Three weeks later, Hal Brayton the grocer has decluttered his story layout and bought an adding machine instead of hand tabulating bills. Mrs. Dickie has moved her plants and raised the mailbox to eye level. The fire department voted down new uniforms for itself. At a school meeting, it's shown that it would be cheaper to bus all the grade school students to the centralized school in Ilium rather than maintain a separate one in Spruce Falls. Much of the population has begun moving at a faster pace, pushed by Cady with Beaton as his local advisor. The two of them along with Chief Atkins, are the judges at the annual Hobby Show with a large box of blue ribbons, since there are many classes of entries. Beaton bestows a ribbon on a four foot ball of string, which Ted Batsford has entered every year, while Atkins places one on Mrs. Dickie's haphazard flower arrangement. Cady is appalled to learn that there's virtually no competition in any class and everyone gets a blue ribbon, regardless of the "junk" they submit. Atkins timidly attempts to object but Cady tells him that he's standing in the way of progress and awards to only ribbon to a petit point replica of a women's magazine, whose creator is too embarrassed to take it.
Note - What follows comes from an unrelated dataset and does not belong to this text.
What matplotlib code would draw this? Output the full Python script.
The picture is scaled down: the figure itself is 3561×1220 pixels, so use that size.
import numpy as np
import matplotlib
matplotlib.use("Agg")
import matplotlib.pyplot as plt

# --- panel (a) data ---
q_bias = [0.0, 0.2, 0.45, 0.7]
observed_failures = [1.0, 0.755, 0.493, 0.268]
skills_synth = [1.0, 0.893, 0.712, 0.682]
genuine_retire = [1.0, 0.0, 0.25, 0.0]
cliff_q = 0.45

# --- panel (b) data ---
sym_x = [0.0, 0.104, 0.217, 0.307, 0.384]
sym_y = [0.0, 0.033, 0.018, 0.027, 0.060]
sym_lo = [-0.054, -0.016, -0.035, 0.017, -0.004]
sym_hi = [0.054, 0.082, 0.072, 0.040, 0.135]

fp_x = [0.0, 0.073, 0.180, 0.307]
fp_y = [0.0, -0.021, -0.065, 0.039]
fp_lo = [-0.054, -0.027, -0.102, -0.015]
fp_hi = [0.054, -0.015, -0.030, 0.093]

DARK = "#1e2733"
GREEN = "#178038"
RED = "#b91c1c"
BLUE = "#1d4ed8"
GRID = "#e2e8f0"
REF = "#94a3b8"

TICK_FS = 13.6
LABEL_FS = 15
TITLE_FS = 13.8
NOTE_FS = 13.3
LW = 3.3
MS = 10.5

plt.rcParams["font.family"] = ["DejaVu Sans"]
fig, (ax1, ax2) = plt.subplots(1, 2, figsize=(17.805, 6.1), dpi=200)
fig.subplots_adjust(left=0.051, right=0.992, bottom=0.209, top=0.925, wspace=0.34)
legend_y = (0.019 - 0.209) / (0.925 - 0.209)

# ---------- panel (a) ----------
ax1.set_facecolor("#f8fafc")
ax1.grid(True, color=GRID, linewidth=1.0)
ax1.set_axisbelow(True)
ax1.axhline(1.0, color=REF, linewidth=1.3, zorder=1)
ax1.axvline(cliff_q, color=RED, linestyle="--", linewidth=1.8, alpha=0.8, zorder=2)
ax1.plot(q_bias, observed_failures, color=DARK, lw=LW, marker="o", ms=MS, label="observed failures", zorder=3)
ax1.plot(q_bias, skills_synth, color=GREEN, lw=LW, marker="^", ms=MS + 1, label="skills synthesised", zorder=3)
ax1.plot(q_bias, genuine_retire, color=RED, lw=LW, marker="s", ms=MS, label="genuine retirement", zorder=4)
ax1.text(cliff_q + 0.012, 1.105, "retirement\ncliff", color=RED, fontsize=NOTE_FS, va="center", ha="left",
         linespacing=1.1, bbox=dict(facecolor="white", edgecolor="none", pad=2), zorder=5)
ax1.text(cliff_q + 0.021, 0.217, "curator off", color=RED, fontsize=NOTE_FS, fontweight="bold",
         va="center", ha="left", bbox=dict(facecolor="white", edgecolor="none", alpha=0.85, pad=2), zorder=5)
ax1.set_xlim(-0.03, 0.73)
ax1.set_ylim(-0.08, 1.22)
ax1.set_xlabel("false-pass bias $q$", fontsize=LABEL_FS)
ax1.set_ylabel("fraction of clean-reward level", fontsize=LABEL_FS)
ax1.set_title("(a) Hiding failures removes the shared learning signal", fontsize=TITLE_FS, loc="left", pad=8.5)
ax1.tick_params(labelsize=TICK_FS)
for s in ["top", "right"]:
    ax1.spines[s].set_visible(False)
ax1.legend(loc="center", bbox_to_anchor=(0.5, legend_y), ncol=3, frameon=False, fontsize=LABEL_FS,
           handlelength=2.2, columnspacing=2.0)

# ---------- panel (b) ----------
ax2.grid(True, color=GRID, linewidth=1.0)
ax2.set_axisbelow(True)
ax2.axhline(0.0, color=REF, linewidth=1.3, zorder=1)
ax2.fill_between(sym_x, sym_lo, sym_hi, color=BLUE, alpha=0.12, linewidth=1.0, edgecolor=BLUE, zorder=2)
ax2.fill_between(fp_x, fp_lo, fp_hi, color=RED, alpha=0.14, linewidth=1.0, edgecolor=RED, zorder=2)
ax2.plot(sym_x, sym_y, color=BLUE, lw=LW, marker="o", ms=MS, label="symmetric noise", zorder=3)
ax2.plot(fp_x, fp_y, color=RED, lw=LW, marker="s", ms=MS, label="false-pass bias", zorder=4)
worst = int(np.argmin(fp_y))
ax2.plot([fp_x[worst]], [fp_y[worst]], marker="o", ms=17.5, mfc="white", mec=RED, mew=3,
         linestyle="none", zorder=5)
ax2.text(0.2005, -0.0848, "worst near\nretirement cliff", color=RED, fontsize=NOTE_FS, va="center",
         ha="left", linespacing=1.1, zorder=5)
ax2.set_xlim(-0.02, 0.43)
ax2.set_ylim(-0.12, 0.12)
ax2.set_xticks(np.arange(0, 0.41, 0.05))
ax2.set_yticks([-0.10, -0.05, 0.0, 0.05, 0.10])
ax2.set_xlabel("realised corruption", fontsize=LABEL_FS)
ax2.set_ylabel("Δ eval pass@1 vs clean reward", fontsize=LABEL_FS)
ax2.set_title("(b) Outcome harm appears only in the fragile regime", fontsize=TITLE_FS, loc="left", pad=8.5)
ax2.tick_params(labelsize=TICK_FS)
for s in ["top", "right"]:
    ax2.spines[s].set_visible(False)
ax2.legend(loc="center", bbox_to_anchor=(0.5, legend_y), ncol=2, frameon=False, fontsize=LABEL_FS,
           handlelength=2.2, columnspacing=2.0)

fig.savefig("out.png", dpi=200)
Although bitter, news from the real estate agent that several executives are considering buying Spruce Falls mansions quickly dominates the increasingly money-focused town. Cady enters the post office and finds Mrs. Dickie unable to retrain herself in the new, efficient methods he's suggested. He casually mentions to Beaton and Atkins, who are trying to rush him out, that the town can in fact get rid of its own post office since Ilium can provide free rural delivery. Outside, Beaton chastises him, saying every resident knows they can get free delivery, but Mrs. Dickie's husband died in a fire, saving many people in the town. At a second meeting of the volunteer fire department in a month, Beaton makes a motion passed by all the membership save one, who is absent. Cady arrives at the post office, noticing Mrs. Dickie has returned her plants to their previous home, while Chief Atkins loudly declares from the other room that Beaton has been chosen to inform Cady that his membership violates the three year residency requirement of the bylaws. Beaton says he will explain to Cady that a town is not like a factory to be judged at a glance, but requires years to learn how to live together. Later the real estate agent from Ilium arrives to find the whole town out with their new fire engine except Beaton, who is minding the grocery store. He explains to the agent that no one wants to the sell their homes until they see how Cady settles in, although they're hopeful that in time he'll become part of the town.[1]

  1. "Poor Little Rich Town", Complete Stories, pp. 532-541.